He found a way forward with echolocation, the same ability employed by dolphins, making clicks to hear sound reflections off obstacles. Dr Davies' AUDEO works much the same way.
The device exploits the reflective Doppler effect, emitting a continuous ultrasound signal that bounces off objects when the user moves.
Each solid object has a different auditory sound based on the speed of the user and direction of travel towards that object.
This allows them not only to identify a low-hanging branch ahead on a trail, but also distinguish it from other surrounding objects.
Dr Davies said echolocation was not taught because society did not accept people making strange sounds.
"But my device enables echolocation at a frequency that no one else can hear."
Ultrasonic technology has been developed as an aid for the blind before, but not to the point Dr Davies has brought it to.
"The current systems that are out there are based on a sonar signal that is sent out, and once it comes back to the user it is processed in such a way that the engineer decides what the user should hear," she told the Weekend Herald.
"That is counter-intuitive for most people, and it tends to take 50 to 60 hours of training."
Her device was designed as a pick-up-and-use application and aimed to complement, but not replace, aids such and canes or guide dogs.
She said users hear nothing when standing still - but then would hear obstacles as they began to move, with a Doppler effect created between them and the reflected obstacle.
"So if you are walking in a room, it really sounds like each object in the room is making a different sound."
The project has been boosted by AdviceFirst with a $5000 grant.
Blind Week runs from Tuesday to Monday week.

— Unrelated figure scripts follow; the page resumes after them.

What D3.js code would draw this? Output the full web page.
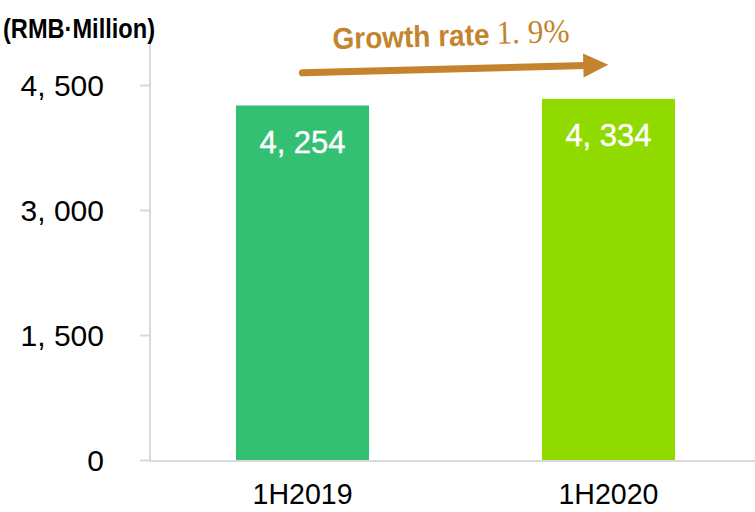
<!DOCTYPE html>
<html>
<head>
<meta charset="utf-8">
<script src="https://cdn.jsdelivr.net/npm/d3@7"></script>
<style>
  body { margin: 0; background: #fff; }
  svg { display: block; }
</style>
</head>
<body>
<svg id="chart" width="755" height="512"></svg>
<script>
// data
const categories = ["1H2019", "1H2020"];
const values = [4254, 4334];
const barLabels = ["4, 254", "4, 334"];
const yTicks = [0, 1500, 3000, 4500];
const yTickLabels = ["0", "1, 500", "3, 000", "4, 500"];
const barColors = ["#33C073", "#90DA00"];

const svg = d3.select("#chart");

const y = d3.scaleLinear().domain([0, 4500]).range([460, 85]);
const x = d3.scaleBand()
    .domain(categories)
    .range([150, 761])
    .paddingInner(0.565)
    .paddingOuter(0.281);

// axes
const yAxis = svg.append("g")
    .attr("transform", "translate(150,0)")
    .call(d3.axisLeft(y).tickValues(yTicks).tickSize(10).tickPadding(36)
        .tickFormat((d, i) => yTickLabels[i]));
yAxis.select(".domain").attr("d", "M0,42V461");
yAxis.selectAll("line, .domain").attr("stroke", "#d9d9d9").attr("stroke-width", 2);
yAxis.selectAll("text")
    .attr("fill", "#000")
    .attr("dy", "0.36em")
    .style("font-family", "Liberation Sans, Arial, sans-serif")
    .style("font-size", "30px");

const xAxis = svg.append("g")
    .attr("transform", "translate(0,461)")
    .call(d3.axisBottom(x).tickSize(0).tickPadding(22));
xAxis.select(".domain").attr("d", "M150,0H755");
xAxis.selectAll(".domain").attr("stroke", "#d9d9d9").attr("stroke-width", 2);
xAxis.selectAll("text")
    .attr("fill", "#000")
    .attr("textLength", 100)
    .attr("lengthAdjust", "spacingAndGlyphs")
    .style("font-family", "Liberation Sans, Arial, sans-serif")
    .style("font-size", "30px");

// bars
svg.selectAll(".bar")
    .data(values)
    .enter()
    .append("rect")
    .attr("class", "bar")
    .attr("x", (d, i) => x(categories[i]))
    .attr("y", d => y(d))
    .attr("width", x.bandwidth())
    .attr("height", d => y(0) - y(d))
    .attr("fill", (d, i) => barColors[i]);

svg.selectAll(".val")
    .data(values)
    .enter()
    .append("text")
    .attr("class", "val")
    .attr("x", (d, i) => x(categories[i]) + x.bandwidth() / 2)
    .attr("y", d => y(d) + 47)
    .attr("text-anchor", "middle")
    .attr("fill", "#fff")
    .style("font-family", "Liberation Sans, Arial, sans-serif")
    .style("font-size", "31px")
    .style("stroke", "#fff")
    .style("stroke-width", "0.4px")
    .text((d, i) => barLabels[i]);

// unit label
svg.append("text")
    .attr("x", 3)
    .attr("y", 38)
    .attr("textLength", 152)
    .attr("lengthAdjust", "spacingAndGlyphs")
    .style("font-family", "Liberation Sans, Arial, sans-serif")
    .style("font-weight", "bold")
    .style("font-size", "28px")
    .text("(RMB·Million)");

// growth annotation
const gold = "#C4832D";
const ann = svg.append("g").attr("transform", "rotate(-1.5, 450, 55)");
ann.append("text")
    .attr("x", 333)
    .attr("y", 46)
    .attr("fill", gold)
    .attr("textLength", 157)
    .attr("lengthAdjust", "spacingAndGlyphs")
    .style("font-family", "Liberation Sans, Arial, sans-serif")
    .style("font-weight", "bold")
    .style("font-size", "30px")
    .text("Growth rate");
ann.append("text")
    .attr("x", 497)
    .attr("y", 45)
    .attr("fill", gold)
    .attr("textLength", 73)
    .attr("lengthAdjust", "spacingAndGlyphs")
    .style("font-family", "Liberation Serif, serif")
    .style("font-size", "33px")
    .text("1. 9%");

ann.append("line")
    .attr("x1", 302).attr("y1", 69)
    .attr("x2", 586).attr("y2", 69)
    .attr("stroke", gold)
    .attr("stroke-width", 7)
    .attr("stroke-linecap", "round");
ann.append("path")
    .attr("d", "M583,57L608,69L583,81Z")
    .attr("fill", gold);
</script>
</body>
</html>
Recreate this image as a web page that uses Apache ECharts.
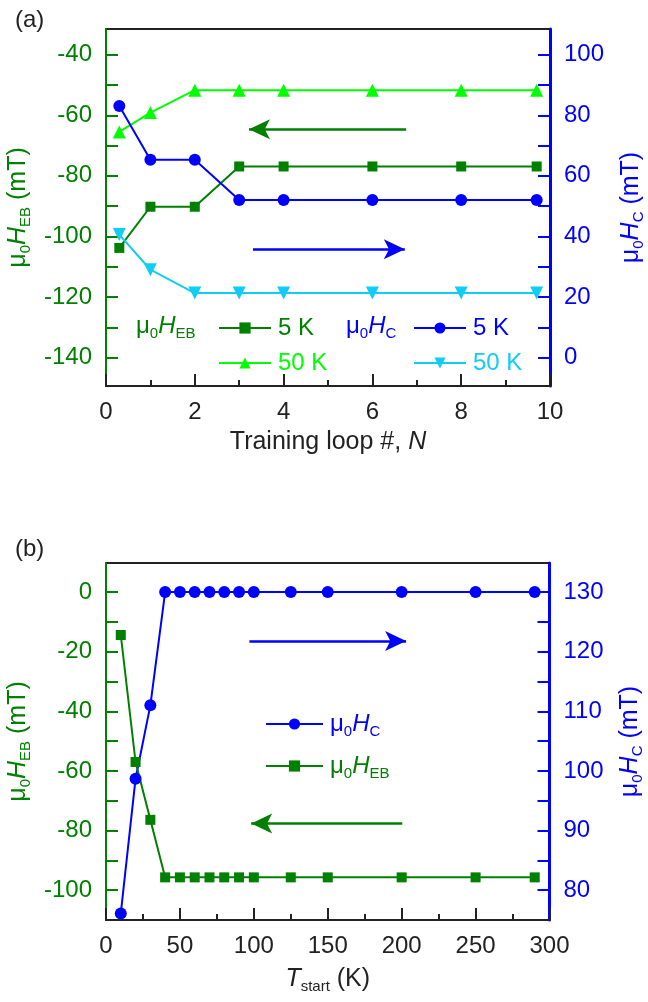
<!DOCTYPE html>
<html><head><meta charset="utf-8">
<script src="https://cdn.jsdelivr.net/npm/echarts@6/dist/echarts.min.js"></script>
<style>html,body{margin:0;padding:0;background:#fff}#c{width:648px;height:1002px}</style>
</head><body><div id="c"></div>
<script>
// ---------- Panel (a) data ----------
const loopN   = [0.3, 1, 2, 3, 4, 6, 8, 9.7];
const hebA5K  = [-103.8, -90.2, -90.2, -76.9, -76.9, -76.9, -76.9, -76.9];
const hebA50K = [-65.5, -59.1, -51.7, -51.7, -51.7, -51.7, -51.7, -51.7];
const hcA5K   = [83.1, 65.3, 65.3, 52.0, 52.0, 52.0, 52.0, 52.0];
const hcA50K  = [40.6, 29.0, 21.3, 21.3, 21.3, 21.3, 21.3, 21.3];
// ---------- Panel (b) data ----------
const tStart = [10, 20, 30, 40, 50, 60, 70, 80, 90, 100, 125, 150, 200, 250, 290];
const hcB    = [76.1, 98.7, 111.0, 130.0, 130.0, 130.0, 130.0, 130.0, 130.0, 130.0, 130.0, 130.0, 130.0, 130.0, 130.0];
const hebB   = [-14.4, -57.0, -76.4, -95.7, -95.7, -95.7, -95.7, -95.7, -95.7, -95.7, -95.7, -95.7, -95.7, -95.7, -95.7];
// ---------- tick labels ----------
const aLeftLabels  = [-140, -120, -100, -80, -60, -40];
const aLeftTicks   = [-140, -130, -120, -110, -100, -90, -80, -70, -60, -50, -40];
const aRightLabels = [0, 20, 40, 60, 80, 100];
const aRightTicks  = [0, 10, 20, 30, 40, 50, 60, 70, 80, 90, 100];
const bLeftLabels  = [-100, -80, -60, -40, -20, 0];
const bLeftTicks   = [-100, -90, -80, -70, -60, -50, -40, -30, -20, -10, 0];
const bRightLabels = [80, 90, 100, 110, 120, 130];
const bRightTicks  = [80, 85, 90, 95, 100, 105, 110, 115, 120, 125, 130];
// ---------- arrows (data coords: tail, head) ----------
const arrowHebA = [[6.76, -64.6], [3.22, -64.6]];
const arrowHcA  = [[3.31, 35.8], [6.73, 35.8]];
const arrowHcB  = [[97, 121.8], [203, 121.8]];
const arrowHebB = [[200.4, -77.6], [98.2, -77.6]];

const FONT = 'Liberation Sans, Arial, Helvetica, sans-serif';
const DG = '#008000', LG = '#00ff00', BL = '#0000ff', CY = '#10cdf5', TX = '#222222';
const FS = 24, NFS = 25, SUB = 15;

function rich(color, size) {
  return {
    n: {fontSize: size, lineHeight: 30, color, fontFamily: FONT, fontWeight: 'normal'},
    i: {fontSize: size, lineHeight: 30, color, fontFamily: FONT, fontStyle: 'italic', fontWeight: 'normal'},
    s: {fontSize: SUB, lineHeight: 14, color, fontFamily: FONT, verticalAlign: 'bottom', fontWeight: 'normal'}
  };
}
const pairs = (x, y) => x.map((v, i) => [v, y[i]]);

function xAxisCfg(gi, min, max, interval, name, gap) {
  return {
    gridIndex: gi, type: 'value', min, max, interval,
    name, nameLocation: 'middle', nameGap: gap,
    nameTextStyle: {rich: rich(TX, NFS)},
    axisLine: {show: true, onZero: false, lineStyle: {color: TX, width: 2}},
    axisTick: {show: true, inside: true, length: 12, lineStyle: {color: TX, width: 2}},
    minorTick: {show: true, splitNumber: 2, length: 6, lineStyle: {color: TX, width: 2}},
    axisLabel: {fontSize: FS, color: TX, fontFamily: FONT, margin: 14, showMinLabel: true, showMaxLabel: true},
    splitLine: {show: false}
  };
}
function yAxisCfg(gi, pos, min, max, labels, ticks, color, width, name, gap) {
  return {
    gridIndex: gi, type: 'value', position: pos, min, max,
    name, nameLocation: 'middle', nameGap: gap, nameRotate: 90,
    nameTextStyle: {rich: rich(color, NFS)},
    axisLine: {show: true, onZero: false, lineStyle: {color, width}},
    axisTick: {show: true, inside: true, length: 12, customValues: ticks, lineStyle: {color, width: 2}},
    axisLabel: {fontSize: FS, color, fontFamily: FONT, margin: 14, customValues: labels},
    splitLine: {show: false}
  };
}
function arrow(pts, color) {
  return {
    silent: true, animation: false,
    symbol: ['none', 'arrow'], symbolSize: [15, 21],
    label: {show: false},
    lineStyle: {type: 'solid', width: 2.5, color},
    emphasis: {disabled: true},
    data: [[{coord: pts[0]}, {coord: pts[1]}]]
  };
}
function legendCfg(name, left, top, color, width, text) {
  return {
    data: [name], left, top, orient: 'horizontal', padding: 0,
    itemWidth: width, itemHeight: 14, itemGap: 0, selectedMode: false,
    lineStyle: {width: 2},
    formatter: () => text,
    textStyle: {color, fontSize: FS, fontFamily: FONT, padding: [0, 0, 0, 2], rich: rich(color, FS)}
  };
}

const hebName = '{n|μ}{s|0}{i|H}{s|EB}{n| (mT)}';
const hcName  = '{n|μ}{s|0}{i|H}{s|C}{n| (mT)}';

const option = {
  animation: false,
  backgroundColor: '#ffffff',
  textStyle: {fontFamily: FONT},
  title: [
    {text: '(a)', left: 15, top: 5, padding: 0, textStyle: {fontSize: FS, fontWeight: 'normal', color: TX, fontFamily: FONT, lineHeight: 30}},
    {text: '(b)', left: 15, top: 534, padding: 0, textStyle: {fontSize: FS, fontWeight: 'normal', color: TX, fontFamily: FONT, lineHeight: 30}},
    {text: '{n|μ}{s|0}{i|H}{s|EB}', left: 136, top: 311, padding: 0, textStyle: {fontWeight: 'normal', rich: rich(DG, FS)}},
    {text: '{n|μ}{s|0}{i|H}{s|C}', left: 346, top: 311, padding: 0, textStyle: {fontWeight: 'normal', rich: rich(BL, FS)}}
  ],
  legend: [
    legendCfg('HEB 5 K', 218, 316, DG, 52, '5 K'),
    legendCfg('HEB 50 K', 218, 351, LG, 52, '50 K'),
    legendCfg('HC 5 K', 413, 316, BL, 52, '5 K'),
    legendCfg('HC 50 K', 413, 351, CY, 52, '50 K'),
    legendCfg('HC b', 265, 712, BL, 57, '{n|μ}{s|0}{i|H}{s|C}'),
    legendCfg('HEB b', 265, 754, DG, 57, '{n|μ}{s|0}{i|H}{s|EB}')
  ],
  grid: [
    {left: 106, top: 29, width: 444, height: 357, show: true, borderColor: TX, borderWidth: 2, backgroundColor: 'transparent', outerBoundsMode: 'none', containLabel: false},
    {left: 106, top: 563, width: 443.5, height: 357, show: true, borderColor: TX, borderWidth: 2, backgroundColor: 'transparent', outerBoundsMode: 'none', containLabel: false}
  ],
  xAxis: [
    xAxisCfg(0, 0, 10, 2, '{n|Training loop #, }{i|N}', 41),
    xAxisCfg(1, 0, 300, 50, '{i|T}{s|start}{n| (K)}', 44)
  ],
  yAxis: [
    yAxisCfg(0, 'left', -149.4, -31.5, aLeftLabels, aLeftTicks, DG, 2, hebName, 70),
    yAxisCfg(0, 'right', -9.4, 108.5, aRightLabels, aRightTicks, BL, 3, hcName, 66),
    yAxisCfg(1, 'left', -110, 9.75, bLeftLabels, bLeftTicks, DG, 2, hebName, 70),
    yAxisCfg(1, 'right', 75, 134.875, bRightLabels, bRightTicks, BL, 3, hcName, 66)
  ],
  series: [
    {name: 'HEB 5 K', type: 'line', xAxisIndex: 0, yAxisIndex: 0, data: pairs(loopN, hebA5K),
     symbol: 'rect', symbolSize: 10, color: DG, lineStyle: {width: 2, color: DG}, itemStyle: {color: DG},
     markLine: arrow(arrowHebA, DG)},
    {name: 'HEB 50 K', type: 'line', xAxisIndex: 0, yAxisIndex: 0, data: pairs(loopN, hebA50K),
     symbol: 'triangle', symbolSize: 13, color: LG, lineStyle: {width: 2, color: LG}, itemStyle: {color: LG}},
    {name: 'HC 5 K', type: 'line', xAxisIndex: 0, yAxisIndex: 1, data: pairs(loopN, hcA5K),
     symbol: 'circle', symbolSize: 12, color: BL, lineStyle: {width: 2, color: BL}, itemStyle: {color: BL},
     markLine: arrow(arrowHcA, BL)},
    {name: 'HC 50 K', type: 'line', xAxisIndex: 0, yAxisIndex: 1, data: pairs(loopN, hcA50K),
     symbol: 'triangle', symbolRotate: 180, symbolSize: 13, color: CY, lineStyle: {width: 2, color: CY}, itemStyle: {color: CY}},
    {name: 'HC b', type: 'line', xAxisIndex: 1, yAxisIndex: 3, data: pairs(tStart, hcB),
     symbol: 'circle', symbolSize: 12, color: BL, lineStyle: {width: 2, color: BL}, itemStyle: {color: BL},
     markLine: arrow(arrowHcB, BL)},
    {name: 'HEB b', type: 'line', xAxisIndex: 1, yAxisIndex: 2, data: pairs(tStart, hebB),
     symbol: 'rect', symbolSize: 10, color: DG, lineStyle: {width: 2, color: DG}, itemStyle: {color: DG},
     markLine: arrow(arrowHebB, DG)}
  ]
};
const chart = echarts.init(document.getElementById('c'), null, {renderer: 'canvas'});
chart.setOption(option);
</script></body></html>
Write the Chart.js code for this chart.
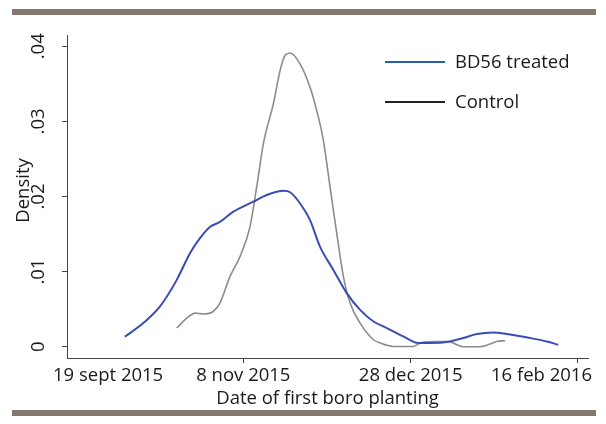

To learn more and find out how to support the Royal New Zealand Foundation of the Blind, visit www.blindweek.org.nz
Removing obstacles one whoosh at a time
For Chris Orr, the ultrasonic "whooshing" sound he suddenly heard while walking through the Auckland Domain yesterday indicated more than a low-hanging branch he otherwise wouldn't have seen.
The Manurewa man - blind most of his life - is excited about the Kiwi-developed ultrasound aid for the visually impaired after taking it for a test run.
A manager at the Royal New Zealand Foundation of the Blind, Mr Orr considers himself a competent and independent traveller who would ordinarily use a guide dog to sense any hazards above waist height.
While he has dabbled with ultrasound technology before, using the AUDEO device was a new experience altogether.
"What the device was doing was giving me information in my ears through sound," he said.
"I could actually hear there were things around me I otherwise wouldn't have known were there."
He knew there were bushes either side of him, but it was a branch, which he sensed from about a metre away, that otherwise might have caught him out.
"All of a sudden there was a totally different noise - and that was the trick. It was pronounced that there was a new thing there ... something I had to be aware of."
Mr Orr said the technology hadn't yet been looked at by the foundation's experts, but he was keen to see it progress.
"Anything that can add to the independence of a blind person needs investigating, no matter what it is."